# ITEMS

****

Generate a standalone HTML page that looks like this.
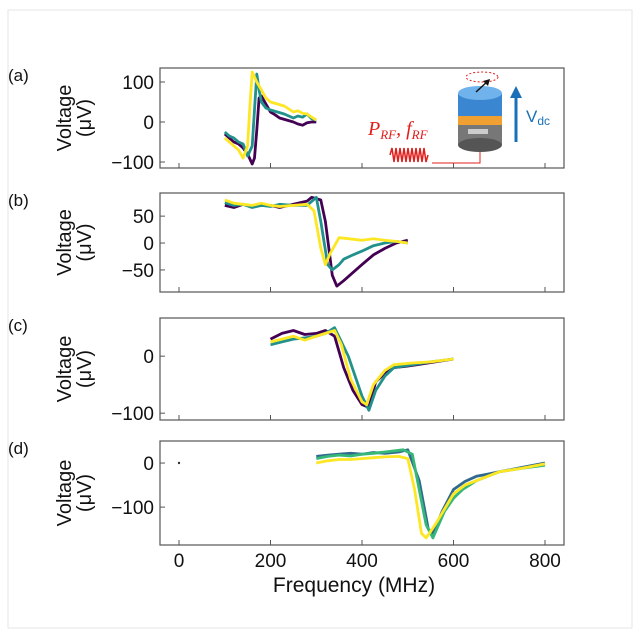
<!DOCTYPE html>
<html><head><meta charset="utf-8"><style>
body{margin:0;background:#fff;}
svg{display:block;font-family:"Liberation Sans","DejaVu Sans",sans-serif;}
</style></head><body>
<svg id="chart" width="640" height="635" viewBox="0 0 640 635">
<rect x="8" y="10" width="624" height="618" fill="none" stroke="#e6e6e6"/>
<g id="panels"></g>
<text x="354" y="592" font-size="21" text-anchor="middle" fill="#111">Frequency (MHz)</text>
<g>
  <text x="368" y="135" font-size="20" font-style="italic" font-family="Liberation Serif,serif" fill="#e0201c">P<tspan font-size="13" dy="4">RF</tspan><tspan dy="-4">, f</tspan><tspan font-size="13" dy="4">RF</tspan></text>
  <path d="M390 155 l2 -7 l2 14 l2 -14 l2 14 l2 -14 l2 14 l2 -14 l2 14 l2 -14 l2 14 l2 -14 l2 14 l2 -14 l2 14 l2 -14 l2 14 l2 -14 l2 14 l2 -7" fill="none" stroke="#e0201c" stroke-width="1.5"/>
  <path d="M432 163 H480 V148" fill="none" stroke="#e0201c" stroke-width="1"/>
  <path d="M476 150 L480 143 L484 150Z" fill="#e0201c"/>
  <rect x="458" y="125" width="44" height="20" fill="#777"/>
  <ellipse cx="480" cy="145" rx="22" ry="7" fill="#555"/>
  <rect x="468" y="129" width="20" height="5" fill="#ccc"/>
  <rect x="458" y="116" width="44" height="9" fill="#f0a030"/>
  <rect x="458" y="93" width="44" height="23" fill="#3a86d0"/>
  <ellipse cx="480" cy="93" rx="22" ry="7" fill="#6fb2ec"/>
  <ellipse cx="482" cy="77" rx="16" ry="5" fill="none" stroke="#e0201c" stroke-dasharray="2,2"/>
  <path d="M476 92 L488 81" stroke="#111" stroke-width="1.5"/>
  <path d="M490 79 L483 81 L488 86Z" fill="#111"/>
  <path d="M516 142 V95" stroke="#1a70b8" stroke-width="3"/>
  <path d="M510 98 L516 86 L522 98Z" fill="#1a70b8"/>
  <text x="526" y="122" font-size="17" fill="#1a70b8">V<tspan font-size="12" dy="3">dc</tspan></text>
</g>
</svg>
<script>
const xTicks=[0,200,400,600,800];
const panelLabels=["(a)","(b)","(c)","(d)"];
const panelYTicks=[[100,0,-100],[50,0,-50],[0,-100],[0,-100]];
const aF1=[100,110,120,130,140,150,160,165,170,175,180,190,200,210,220,235,250,260,270,280,290,300];
const aV1=[-30,-40,-50,-55,-65,-80,-105,-90,-20,60,65,45,25,18,10,5,0,-5,-8,-2,0,0];
const aF2=[100,110,120,130,140,150,160,165,170,175,180,190,200,215,230,250,260,270,280,290,300];
const aV2=[-25,-35,-40,-50,-55,-85,-60,30,120,80,50,35,30,25,20,10,15,12,20,8,5];
const aF3=[100,110,120,130,140,150,155,160,170,180,190,200,215,230,250,260,270,280,290,300];
const aV3=[-40,-50,-60,-70,-90,-60,40,125,100,80,60,50,45,40,25,28,22,20,12,5];
const bF1=[100,120,140,160,180,200,220,250,280,290,310,320,335,345,360,380,400,425,450,475,500];
const bV1=[70,66,72,68,70,70,66,72,78,85,80,40,-60,-80,-70,-55,-40,-22,-10,0,5];
const bF2=[100,120,140,160,180,200,220,250,280,300,310,325,335,350,360,380,400,425,450,475,500];
const bV2=[75,70,72,66,70,68,72,70,70,85,40,-40,-50,-40,-30,-22,-15,-5,0,3,0];
const bF3=[100,120,140,160,180,200,220,250,280,295,310,320,330,350,370,400,425,450,475,500];
const bV3=[80,74,72,70,74,70,68,70,72,60,-10,-40,-20,10,8,5,8,5,3,0];
const cF1=[200,225,250,275,300,320,340,360,380,400,415,430,450,470,495,520,560,600];
const cV1=[30,40,45,38,40,45,35,-20,-60,-85,-90,-45,-30,-20,-18,-15,-10,-5];
const cF2=[200,225,250,275,300,320,340,370,400,415,430,450,470,510,550,600];
const cV2=[20,25,30,32,35,40,50,0,-70,-95,-60,-35,-20,-15,-10,-5];
const cF3=[200,225,250,275,300,320,340,355,375,400,410,425,450,470,510,550,600];
const cV3=[25,30,35,28,35,40,45,20,-40,-80,-85,-50,-25,-15,-12,-10,-5];
const dF1=[300,325,350,375,400,425,450,480,500,525,545,555,575,600,625,650,675,700,750,800];
const dV1=[15,18,20,22,20,24,22,25,30,-40,-150,-160,-110,-60,-42,-30,-25,-20,-10,0];
const dF2=[300,325,350,375,400,425,450,490,510,540,555,580,600,620,650,700,750,800];
const dV2=[10,15,18,16,20,22,25,30,20,-140,-170,-110,-80,-60,-40,-20,-12,-5];
const dF3=[300,325,350,375,400,425,450,480,500,515,530,540,560,600,625,650,700,750,800];
const dV3=[0,5,8,8,10,12,14,15,10,-60,-160,-170,-140,-70,-50,-40,-20,-12,-2];
const panelSeries=[
 [[aF1,aV1],[aF2,aV2],[aF3,aV3]],
 [[bF1,bV1],[bF2,bV2],[bF3,bV3]],
 [[cF1,cV1],[cF2,cV2],[cF3,cV3]],
 [[dF1,dV1],[dF2,dV2],[dF3,dV3]]];
const colorsABC=["#440154","#21918c","#fde725"];
const colorsD=["#31688e","#35b779","#fde725"];
const boxes=[{t:68,b:168,ymax:135,ymin:-115},{t:193,b:292,ymax:93,ymin:-91},{t:318,b:420,ymax:67,ymin:-112},{t:441,b:545,ymax:50,ymin:-186}];
const L=160,R=564;
const xs=f=>179+f*(545-179)/800;
const NS="http://www.w3.org/2000/svg";
const g=document.getElementById('panels');
function mk(t,a,p){const e=document.createElementNS(NS,t);for(const k in a)e.setAttribute(k,a[k]);(p||g).appendChild(e);return e;}
boxes.forEach((B,i)=>{
 const ys=v=>B.t+(B.ymax-v)*(B.b-B.t)/(B.ymax-B.ymin);
 const pg=mk('g',{});
 
 
 const cols=i===3?colorsD:colorsABC;
 panelSeries[i].forEach((s,k)=>{
  const d=s[0].map((f,j)=>(j?'L':'M')+xs(f).toFixed(1)+' '+ys(s[1][j]).toFixed(1)).join(' ');
  const p=mk('path',{d:d,fill:'none',stroke:cols[k],'stroke-width':2.8,'stroke-linejoin':'round'},pg);
  
  
 });
 const r=mk('rect',{x:L,y:B.t,width:R-L,height:B.b-B.t,fill:'none',stroke:'#555','stroke-width':1.2},pg);
 
 
 xTicks.forEach(t=>{mk('line',{x1:xs(t),x2:xs(t),y1:B.b,y2:B.b-5,stroke:'#555'},pg);
  if(i===3){const tx=mk('text',{x:xs(t),y:B.b+22,'font-size':19,'text-anchor':'middle',fill:'#111'},pg);tx.textContent=t;
   
   }});
 panelYTicks[i].forEach(t=>{mk('line',{x1:L,x2:L+5,y1:ys(t),y2:ys(t),stroke:'#555'},pg);
  const tx=mk('text',{x:L-6,y:ys(t)+7,'font-size':19,'text-anchor':'end',fill:'#111'},pg);tx.textContent=(t<0?'\u2212'+(-t):t);
  
  });
 const lb=mk('text',{x:8,y:B.t+13,'font-size':17,fill:'#111'},pg);lb.textContent=panelLabels[i];
 
 
 const cy=(B.t+B.b)/2;
 const t1=mk('text',{x:0,y:0,'font-size':20,'text-anchor':'middle',fill:'#111',transform:`translate(71,${cy}) rotate(-90)`},pg);t1.textContent='Voltage';
 
 
 const t2=mk('text',{x:0,y:0,'font-size':20,'text-anchor':'middle',fill:'#111',transform:`translate(91,${cy}) rotate(-90)`},pg);t2.textContent='(\u03bcV)';
 
 
});
mk('circle',{cx:xs(0),cy:463,r:1.2,fill:'#333'});
</script>
</body></html>
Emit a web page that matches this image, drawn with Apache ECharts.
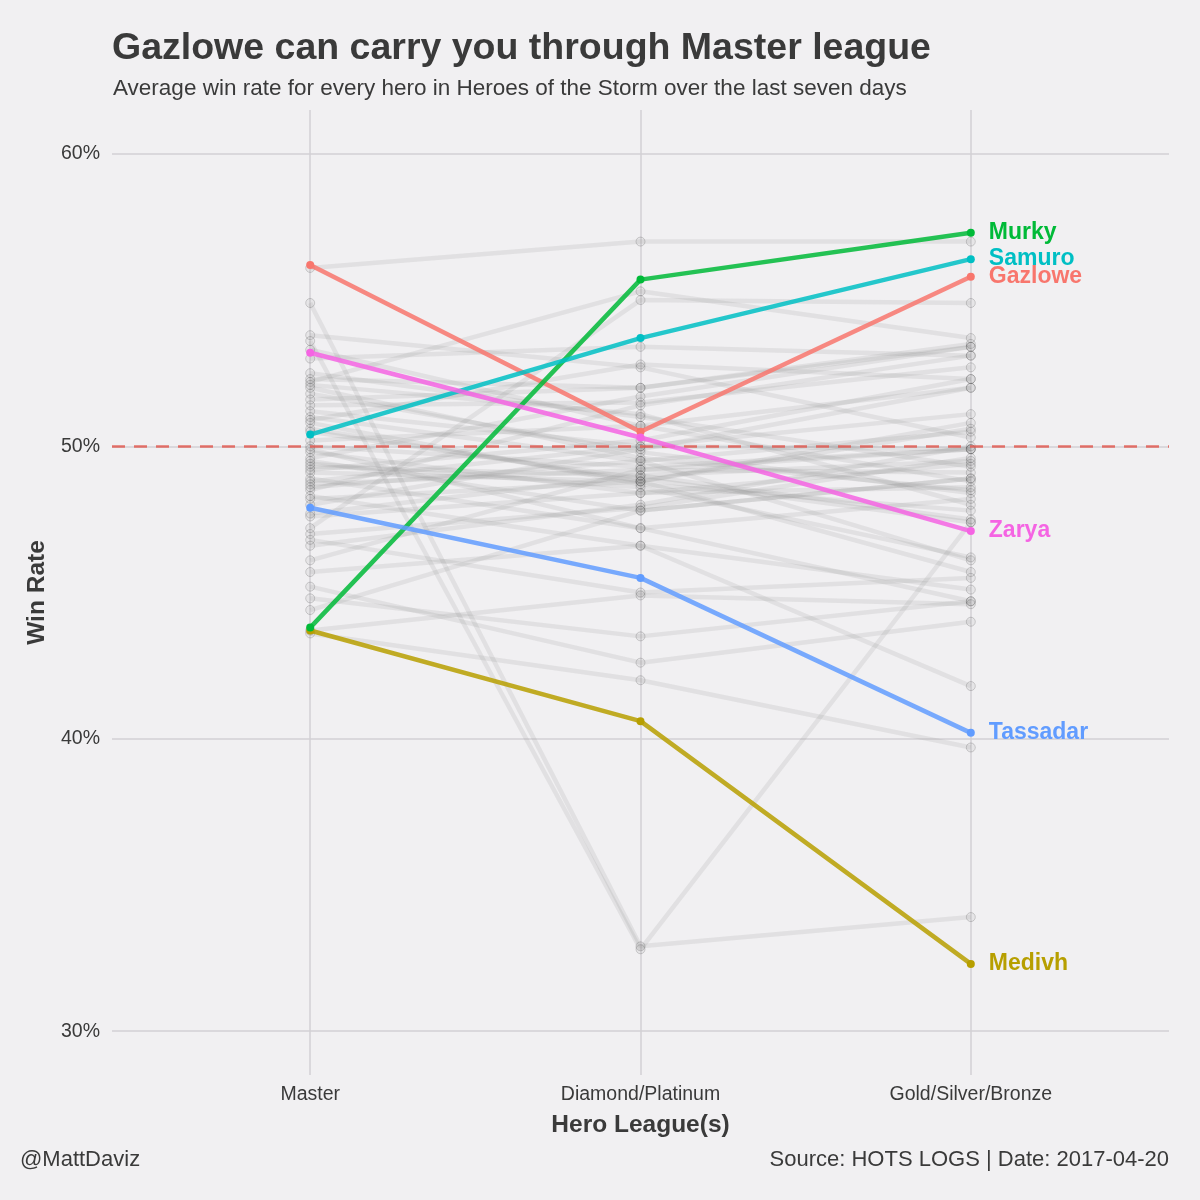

****

# DIRECTION
Show each line of the listing that holds the string "page".

# THE ANSWER
Generate a standalone HTML page that looks like this.
Emit a web page that matches this image, drawn with Apache ECharts.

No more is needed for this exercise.